Öğrenci Andı’na karşı çıkmak olacak şey değil. Türkiye Cumhuriyeti yurttaşlarının “Türk’üm” sözüne karşı çıkmalarını kimse bağışlayamaz. And, ırkçılık, bölücülük, ayrımcılık değil. Atatürk’ün sözleri çok açık. Türklükten kaçınıyor, gocunuyorlar mı? Ulusal kimlikleri ve bağlılıkları tartışmalı mı? Neresine niçin karşılar? Soy bağları değişik mi? Telâş niye? Adında Türkiye olan bir cumhuriyette Türklükle övünmek, Türk olduğunu söylemek sakıncalı mı? Ulusal bağıyla övünmek her insanın en doğal hakkı değil mi?
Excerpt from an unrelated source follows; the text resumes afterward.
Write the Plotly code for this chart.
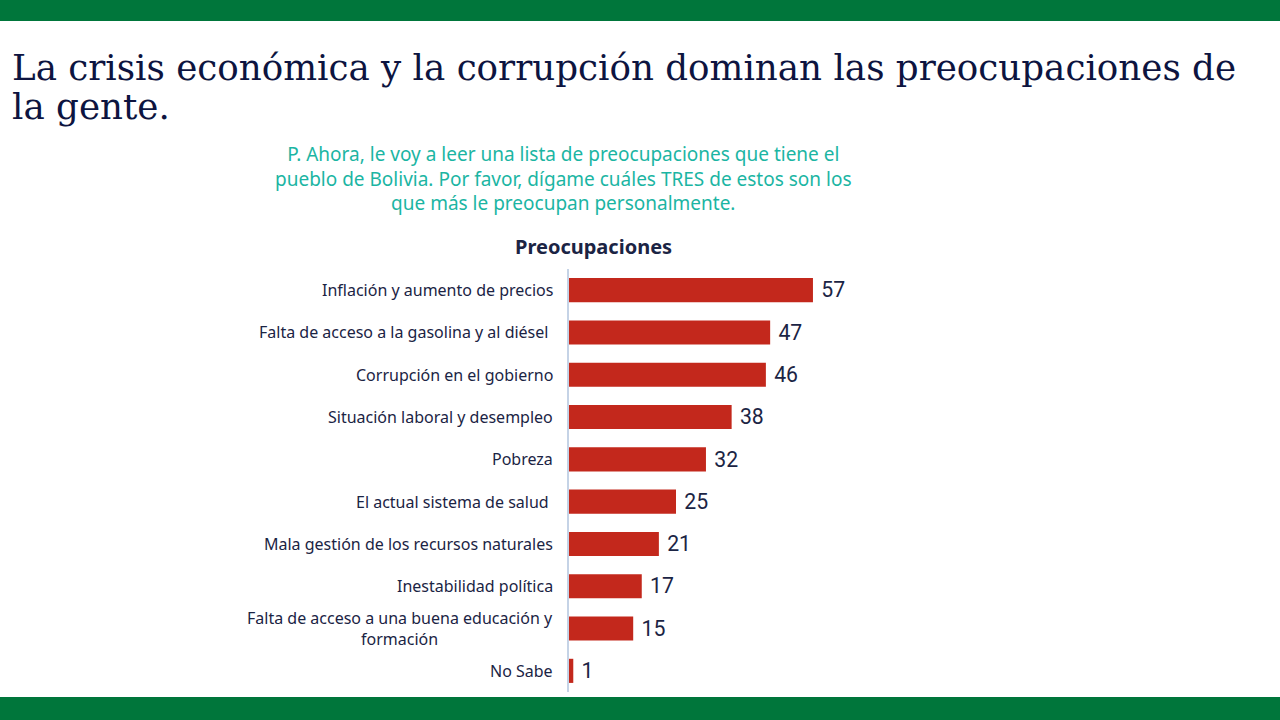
import plotly.graph_objects as go

categories = [
    "Inflación y aumento de precios",
    "Falta de acceso a la gasolina y al diésel\u00a0",
    "Corrupción en el gobierno",
    "Situación laboral y desempleo",
    "Pobreza",
    "El actual sistema de salud\u00a0",
    "Mala gestión de los recursos naturales",
    "Inestabilidad política",
    "Falta de acceso a una buena educación y<br>formación",
    "No Sabe",
]
values = [57, 47, 46, 38, 32, 25, 21, 17, 15, 1]

title_line1 = "La crisis económica y la corrupción dominan las preocupaciones de"
title_line2 = "la gente."
subtitle_text = ("P. Ahora, le voy a leer una lista de preocupaciones que tiene el<br>"
                 "pueblo de Bolivia. Por favor, dígame cuáles TRES de estos son los<br>"
                 "que más le preocupan personalmente.")
chart_title = "Preocupaciones"

W, H = 1280, 720
ML, MR, MT, MB = 569, 411, 269, 28
PW = W - ML - MR
PH = H - MT - MB

def px(x):
    return (x - ML) / PW

def py(y):
    return (H - MB - y) / PH

GREEN = "#00763b"
NAVY = "#1b2444"

fig = go.Figure()
fig.add_trace(go.Bar(
    x=values, y=categories, orientation="h",
    marker=dict(color="#c3281c", line=dict(width=0)),
    text=[f" {v}" for v in values], textposition="outside",
    textfont=dict(family="Roboto", size=22, color=NAVY),
    cliponaxis=False, width=0.57,
    hoverinfo="skip",
))

annotations = []
for c in categories:
    annotations.append(dict(
        x=0, xref="paper", y=c, yref="y", xanchor="right", yanchor="middle",
        xshift=-14, text=c, showarrow=False, align="center",
        font=dict(family="Noto Sans", size=16, color=NAVY),
    ))
title_font = dict(family="DejaVu Serif", size=35.7, color="#0d1440")
annotations += [
    dict(x=px(10), y=py(67), xref="paper", yref="paper", xanchor="left", yanchor="middle",
         text=title_line1, showarrow=False, align="left", font=title_font),
    dict(x=px(10), y=py(107), xref="paper", yref="paper", xanchor="left", yanchor="middle",
         text=title_line2, showarrow=False, align="left", font=title_font),
    dict(x=px(563), y=py(139), xref="paper", yref="paper", xanchor="center", yanchor="top",
         text=subtitle_text, showarrow=False, align="center",
         font=dict(family="Noto Sans", size=19, color="#1bb5a3")),
    dict(x=px(593), y=py(246), xref="paper", yref="paper", xanchor="center", yanchor="middle",
         text="<b>" + chart_title + "</b>", showarrow=False,
         font=dict(family="Noto Sans", size=20, color=NAVY)),
]

shapes = [
    dict(type="rect", xref="paper", yref="paper", x0=px(0), x1=px(W), y0=py(0), y1=py(21),
         fillcolor=GREEN, line=dict(width=0), layer="below"),
    dict(type="rect", xref="paper", yref="paper", x0=px(0), x1=px(W), y0=py(697), y1=py(H),
         fillcolor=GREEN, line=dict(width=0), layer="below"),
]

fig.update_layout(
    width=W, height=H,
    margin=dict(l=ML, r=MR, t=MT, b=MB, pad=0),
    paper_bgcolor="white", plot_bgcolor="white",
    showlegend=False,
    bargap=0.43,
    xaxis=dict(range=[0, PW / 4.28], visible=False, fixedrange=True),
    yaxis=dict(autorange="reversed", showticklabels=False, ticks="",
               showline=True, linecolor="#c5d3e6", linewidth=2,
               showgrid=False, zeroline=False, fixedrange=True),
    annotations=annotations, shapes=shapes,
)

fig.write_html("out.html", config={"displayModeBar": False},
               post_script="document.body.style.margin='0';document.body.style.overflow='hidden';")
Ulusal kimliğinden onur ve gurur duymadan yurttaş olur mu? Ulusal varlığın kaynağına, temeline özen göstermek suç mu, kötü mü? Kimilerine Türklük dokunuyorsa yarın devletin adını da değiştirmeye kalkışabilirler. And, Atatürk’ün emanetlerinden biridir. Geçen yıllarda Anayasa Mahkemesi kararına inanmadığını, kararı saymadığını söyleyen Bay RTE bu kez de Danıştay kararına karşı çıkıp eleştiri yaparak olumsuz örnek oluyor. Doğru değil. And için “Bu metin ezanı Türkçe okumak ve okutmak isteyenlerin eseridir” diyen Bay RTE, Anayasal andına uymuyor. Anayasa’nın kısaltılan Başlangıç’ında 2 kez, ayrıca 2., 42., 58., 81., 103. ve 134. maddelerinde ATATÜRK adı var. Hiç anılıyor, değiniliyor mu? İkidebir “2023 hedefi” deniliyor, bir şeyler mırıldanır gibi. Türkiye Cumhuriyeti Atatürk’ün en büyük eseri olarak sonsuza değin yaşayacaktır. Partizan karalamalar cumhuriyetin aydınlığına asla gölge düşüremeyecektir. Atatürk’ü anmak, O’na bağlılık açıklamadır. O’nun izinden gitmektir. Bu ışıklı izleri silmek isteyenlerin karartma çabaları boşa çıkacaktır.